Reproduce every line of the material below, but drop the pictures.
--- start Data in this exercise ---
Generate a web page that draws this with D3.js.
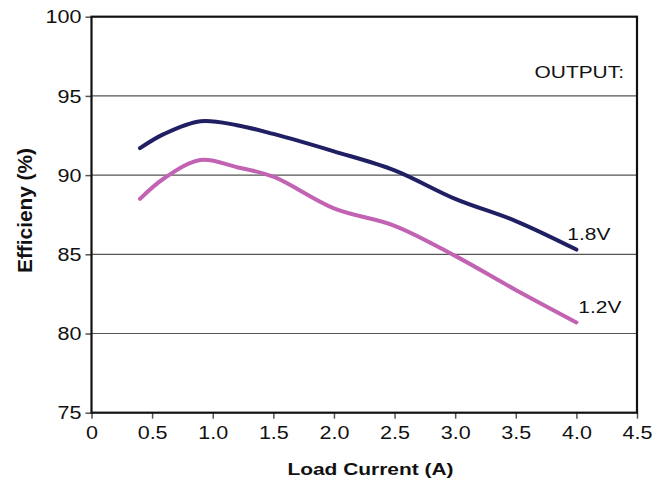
<!DOCTYPE html>
<html><head><meta charset="utf-8">
<script src="https://cdn.jsdelivr.net/npm/d3@7"></script>
<style>body{margin:0;background:#fff}text{font-family:"Liberation Sans",Arial,sans-serif}</style>
</head><body><svg id="c" width="665" height="483"></svg>
<script>
const loadCurrent = [0.4, 0.6, 0.9, 1.2, 1.5, 2.0, 2.5, 3.0, 3.5, 4.0];
const eff18 = [91.7, 92.6, 93.4, 93.15, 92.6, 91.5, 90.3, 88.5, 87.1, 85.3];
const eff12 = [88.5, 89.8, 90.95, 90.5, 89.9, 87.9, 86.8, 84.9, 82.75, 80.7];
const xTicks = [0, 0.5, 1.0, 1.5, 2.0, 2.5, 3.0, 3.5, 4.0, 4.5];
const xTickLabels = ["0", "0.5", "1.0", "1.5", "2.0", "2.5", "3.0", "3.5", "4.0", "4.5"];
const yTicks = [75, 80, 85, 90, 95, 100];
const seriesNames = ["1.8V", "1.2V"];

const svg = d3.select("#c");
const L = 91.5, R = 637, T = 16.7, B = 412.7;
const x = d3.scaleLinear().domain([0, 4.5]).range([L, R]);
const y = d3.scaleLinear().domain([75, 100]).range([B, T]);
const FS = 17.5, K = 1.23;
function stretch(sel, k) {
  sel.each(function () {
    const w = this.getComputedTextLength();
    this.setAttribute("textLength", w * k);
    this.setAttribute("lengthAdjust", "spacingAndGlyphs");
  });
}

// grid
svg.append("g").selectAll("line").data(yTicks.filter(d => d > 75 && d < 100)).join("line")
  .attr("x1", L).attr("x2", R).attr("y1", d => y(d)).attr("y2", d => y(d))
  .attr("stroke", "#555").attr("stroke-width", 1.2);

// axes
const ya = svg.append("g").attr("transform", `translate(${L},0)`)
  .call(d3.axisLeft(y).tickValues(yTicks).tickSize(6).tickPadding(4).tickFormat(d3.format("d")));
ya.select(".domain").remove();
ya.selectAll("line").attr("stroke", "#555").attr("stroke-width", 1.5);
ya.selectAll("text").attr("font-size", FS).attr("fill", "#111").attr("dy", "0.35em").call(stretch, K);

const xa = svg.append("g").attr("transform", `translate(0,${B})`)
  .call(d3.axisBottom(x).tickValues(xTicks).tickSize(6).tickPadding(5).tickFormat((d, i) => xTickLabels[i]));
xa.select(".domain").remove();
xa.selectAll("line").attr("stroke", "#555").attr("stroke-width", 1.5);
xa.selectAll("text").attr("font-size", FS).attr("fill", "#111").attr("dy", "0.85em").call(stretch, K);

// frame
svg.append("rect").attr("x", L).attr("y", T).attr("width", R - L).attr("height", B - T)
  .attr("fill", "none").attr("stroke", "#111").attr("stroke-width", 2.2);

// lines
const line = d3.line().x(d => x(d[0])).y(d => y(d[1])).curve(d3.curveCatmullRom.alpha(0.5));
const colors = ["#201f63", "#c262b2"];
[eff18, eff12].forEach((s, i) => {
  svg.append("path").datum(loadCurrent.map((c, j) => [c, s[j]]))
    .attr("d", line).attr("fill", "none").attr("stroke", colors[i])
    .attr("stroke-width", 4).attr("stroke-linecap", "round");
});

// labels
svg.append("text").attr("x", 624).attr("y", 78).attr("text-anchor", "end")
  .attr("font-size", 17).attr("fill", "#111").text("OUTPUT:").call(stretch, K);
svg.append("text").attr("x", x(4.0) - 9).attr("y", y(eff18[eff18.length - 1]) - 10)
  .attr("font-size", 17).attr("fill", "#111").text(seriesNames[0]).call(stretch, K);
svg.append("text").attr("x", x(4.0) + 2).attr("y", y(eff12[eff12.length - 1]) - 9.5)
  .attr("font-size", 17).attr("fill", "#111").text(seriesNames[1]).call(stretch, K);

svg.append("text").attr("x", 370.5).attr("y", 475).attr("text-anchor", "middle")
  .attr("font-size", 17).attr("font-weight", "bold").attr("fill", "#111").text("Load Current (A)").call(stretch, K);
svg.append("text").attr("transform", `translate(32,210.5) rotate(-90)`)
  .attr("text-anchor", "middle").attr("font-size", 21).attr("font-weight", "bold")
  .attr("fill", "#111").text("Efficieny (%)")
  .each(function () { this.setAttribute("textLength", 125); this.setAttribute("lengthAdjust", "spacingAndGlyphs"); });
</script></body></html>
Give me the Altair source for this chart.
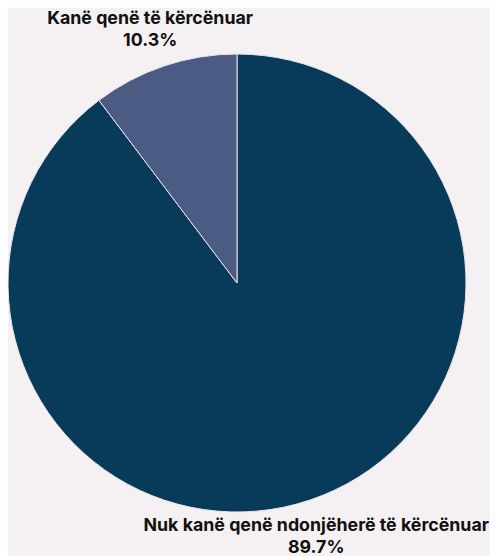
import altair as alt
import pandas as pd

categories = ["Nuk kanë qenë ndonjëherë të kërcënuar", "Kanë qenë të kërcënuar"]
values = [89.7, 10.3]
order = [1, 2]
colors = ["#083B5A", "#4B5B83"]

df = pd.DataFrame({
    "category": categories,
    "value": values,
    "order": order,
})
df["label"] = [f"{c}\n{v:.1f}%" for c, v in zip(categories, values)]

base = alt.Chart(df).encode(
    theta=alt.Theta("value:Q", stack=True),
    order=alt.Order("order:Q"),
)

arcs = base.mark_arc(outerRadius=229, stroke="#E9E4EA", strokeWidth=1).encode(
    color=alt.Color("category:N", scale=alt.Scale(domain=categories, range=colors), legend=None)
)

text_style = dict(font="Inter", fontSize=17.8, fontWeight="bold", color="#111111",
                  lineBreak="\n", lineHeight=22, align="center", baseline="middle")

label_small = base.mark_text(radius=267, dx=-2, dy=-11, **text_style).encode(
    text=alt.condition(alt.datum.order == 2, "label:N", alt.value(""))
)
label_big = base.mark_text(radius=268, dx=-6, dy=-11, **text_style).encode(
    text=alt.condition(alt.datum.order == 1, "label:N", alt.value(""))
)

chart = alt.layer(arcs, label_small, label_big).properties(
    width=458, height=530,
    autosize=alt.AutoSizeParams(type="none"),
    padding={"left": 0, "top": 10, "right": 24, "bottom": 10},
    background="#F5F0F2",
).configure_view(stroke=None)

chart.save("out.html", embed_options={"renderer": "svg", "actions": False})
--- end Data in this exercise ---
Output for this exercise:
Generate a web page that draws this with D3.js.
<!DOCTYPE html>
<html><head><meta charset="utf-8">
<script src="https://cdn.jsdelivr.net/npm/d3@7"></script>
<style>body{margin:0;background:#fff}text{font-family:"Liberation Sans",Arial,sans-serif}</style>
</head><body><svg id="c" width="665" height="483"></svg>
<script>
const loadCurrent = [0.4, 0.6, 0.9, 1.2, 1.5, 2.0, 2.5, 3.0, 3.5, 4.0];
const eff18 = [91.7, 92.6, 93.4, 93.15, 92.6, 91.5, 90.3, 88.5, 87.1, 85.3];
const eff12 = [88.5, 89.8, 90.95, 90.5, 89.9, 87.9, 86.8, 84.9, 82.75, 80.7];
const xTicks = [0, 0.5, 1.0, 1.5, 2.0, 2.5, 3.0, 3.5, 4.0, 4.5];
const xTickLabels = ["0", "0.5", "1.0", "1.5", "2.0", "2.5", "3.0", "3.5", "4.0", "4.5"];
const yTicks = [75, 80, 85, 90, 95, 100];
const seriesNames = ["1.8V", "1.2V"];

const svg = d3.select("#c");
const L = 91.5, R = 637, T = 16.7, B = 412.7;
const x = d3.scaleLinear().domain([0, 4.5]).range([L, R]);
const y = d3.scaleLinear().domain([75, 100]).range([B, T]);
const FS = 17.5, K = 1.23;
function stretch(sel, k) {
  sel.each(function () {
    const w = this.getComputedTextLength();
    this.setAttribute("textLength", w * k);
    this.setAttribute("lengthAdjust", "spacingAndGlyphs");
  });
}

// grid
svg.append("g").selectAll("line").data(yTicks.filter(d => d > 75 && d < 100)).join("line")
  .attr("x1", L).attr("x2", R).attr("y1", d => y(d)).attr("y2", d => y(d))
  .attr("stroke", "#555").attr("stroke-width", 1.2);

// axes
const ya = svg.append("g").attr("transform", `translate(${L},0)`)
  .call(d3.axisLeft(y).tickValues(yTicks).tickSize(6).tickPadding(4).tickFormat(d3.format("d")));
ya.select(".domain").remove();
ya.selectAll("line").attr("stroke", "#555").attr("stroke-width", 1.5);
ya.selectAll("text").attr("font-size", FS).attr("fill", "#111").attr("dy", "0.35em").call(stretch, K);

const xa = svg.append("g").attr("transform", `translate(0,${B})`)
  .call(d3.axisBottom(x).tickValues(xTicks).tickSize(6).tickPadding(5).tickFormat((d, i) => xTickLabels[i]));
xa.select(".domain").remove();
xa.selectAll("line").attr("stroke", "#555").attr("stroke-width", 1.5);
xa.selectAll("text").attr("font-size", FS).attr("fill", "#111").attr("dy", "0.85em").call(stretch, K);

// frame
svg.append("rect").attr("x", L).attr("y", T).attr("width", R - L).attr("height", B - T)
  .attr("fill", "none").attr("stroke", "#111").attr("stroke-width", 2.2);

// lines
const line = d3.line().x(d => x(d[0])).y(d => y(d[1])).curve(d3.curveCatmullRom.alpha(0.5));
const colors = ["#201f63", "#c262b2"];
[eff18, eff12].forEach((s, i) => {
  svg.append("path").datum(loadCurrent.map((c, j) => [c, s[j]]))
    .attr("d", line).attr("fill", "none").attr("stroke", colors[i])
    .attr("stroke-width", 4).attr("stroke-linecap", "round");
});

// labels
svg.append("text").attr("x", 624).attr("y", 78).attr("text-anchor", "end")
  .attr("font-size", 17).attr("fill", "#111").text("OUTPUT:").call(stretch, K);
svg.append("text").attr("x", x(4.0) - 9).attr("y", y(eff18[eff18.length - 1]) - 10)
  .attr("font-size", 17).attr("fill", "#111").text(seriesNames[0]).call(stretch, K);
svg.append("text").attr("x", x(4.0) + 2).attr("y", y(eff12[eff12.length - 1]) - 9.5)
  .attr("font-size", 17).attr("fill", "#111").text(seriesNames[1]).call(stretch, K);

svg.append("text").attr("x", 370.5).attr("y", 475).attr("text-anchor", "middle")
  .attr("font-size", 17).attr("font-weight", "bold").attr("fill", "#111").text("Load Current (A)").call(stretch, K);
svg.append("text").attr("transform", `translate(32,210.5) rotate(-90)`)
  .attr("text-anchor", "middle").attr("font-size", 21).attr("font-weight", "bold")
  .attr("fill", "#111").text("Efficieny (%)")
  .each(function () { this.setAttribute("textLength", 125); this.setAttribute("lengthAdjust", "spacingAndGlyphs"); });
</script></body></html>
Give me the Altair source for this chart.
import altair as alt
import pandas as pd

categories = ["Nuk kanë qenë ndonjëherë të kërcënuar", "Kanë qenë të kërcënuar"]
values = [89.7, 10.3]
order = [1, 2]
colors = ["#083B5A", "#4B5B83"]

df = pd.DataFrame({
    "category": categories,
    "value": values,
    "order": order,
})
df["label"] = [f"{c}\n{v:.1f}%" for c, v in zip(categories, values)]

base = alt.Chart(df).encode(
    theta=alt.Theta("value:Q", stack=True),
    order=alt.Order("order:Q"),
)

arcs = base.mark_arc(outerRadius=229, stroke="#E9E4EA", strokeWidth=1).encode(
    color=alt.Color("category:N", scale=alt.Scale(domain=categories, range=colors), legend=None)
)

text_style = dict(font="Inter", fontSize=17.8, fontWeight="bold", color="#111111",
                  lineBreak="\n", lineHeight=22, align="center", baseline="middle")

label_small = base.mark_text(radius=267, dx=-2, dy=-11, **text_style).encode(
    text=alt.condition(alt.datum.order == 2, "label:N", alt.value(""))
)
label_big = base.mark_text(radius=268, dx=-6, dy=-11, **text_style).encode(
    text=alt.condition(alt.datum.order == 1, "label:N", alt.value(""))
)

chart = alt.layer(arcs, label_small, label_big).properties(
    width=458, height=530,
    autosize=alt.AutoSizeParams(type="none"),
    padding={"left": 0, "top": 10, "right": 24, "bottom": 10},
    background="#F5F0F2",
).configure_view(stroke=None)

chart.save("out.html", embed_options={"renderer": "svg", "actions": False})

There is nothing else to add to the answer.